Further, because the first spider 2a and the second spider 2b are semicircular arc plates and are separately located on two ends of the major axis X1 of the vibrating diaphragm 11, the vibrating diaphragm 11 can be supported as long as it spans the first spider 2a and the second spider 2b. It should be noted that a spider is usually placed in a horizontal plane below a vibrating diaphragm, but in an embodiment of the present invention, the spider stands vertically. The vibrating diaphragm 11 in this disclosure spans the first spider 2a and the second spider 2b. In an embodiment of the present invention, the vibrating diaphragm 11 is supported at two positions. Therefore, the shape of the vibrating diaphragm 11 is not limited and the area of the vibrating diaphragm 11 may be increased. When the area of the vibrating diaphragm 11 is increased, a dynamic state of the voice coil may be simultaneously improved, and the quality of output audio is improved. Furthermore, the vibrating diaphragm 11 of the present invention is supported by the first spider 2a and the second spider 2b, and the vibrating diaphragm 11 between the first spider 2a and the second spider 2b is in a hanging state. Therefore, smoothness of the vibrating diaphragm 11 may be increased, so that a vibration stroke of the vibrating diaphragm 11 is substantially increased to better provide a mega bass characteristic.
In an embodiment, referring to FIG. 2 in combination with FIG. 3 and FIG. 5, a support cup 3 is further included between the vibrating diaphragm 11 and the voice coil 5. The entire support cup 3 has a long-elliptical cone-shape.

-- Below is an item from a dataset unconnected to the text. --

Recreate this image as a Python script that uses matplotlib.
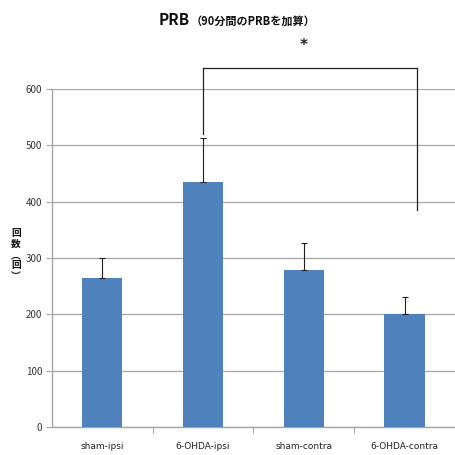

The support cup 3 includes an upper opening edge 31, a central hole 32, and a central edge 33. The upper opening edge 31 of the support cup 3 is greater than the central edge 33 of the central hole 32, and the upper opening edge 31 of the support cup 3 faces toward the central hole 32 and gradually contracts to the central edge 33. In this embodiment, the upper opening edge 31 of the support cup 3 is connected to the inner surface 111 of the vibrating diaphragm 11, and the central edge 33 of the central hole 32 is connected to the bobbin 51 of the voice coil 5. Therefore, the connection between the voice coil 5 and the vibrating diaphragm 11 is enhanced by the support cup 3, and the kinetic energy of the voice coil 5 is more definitely transmitted to the vibrating diaphragm 11. The voice coil 5 is maintained in position during vibration, ensuring that the voice coil 5 reciprocates in the magnetic gap between the U-shaped yoke 41 and the main magnetic body 43.
According to the present invention, the semicircular first spider 2a and/or the second spider 2b vertically standing below the surround 12 and the vibrating diaphragm 11 can make the entire loudspeaker very thin, increase the stroke, achieve a mega bass characteristic, and still maintain desirable sound quality.
Although this application is disclosed as above by using the embodiments, the embodiments are not intended to limit this specification. Any person skilled in the art can make some variations and modifications without departing from the spirit and scope of this application. Therefore, the protection scope of this application should be subject to the scope defined by the appended claims.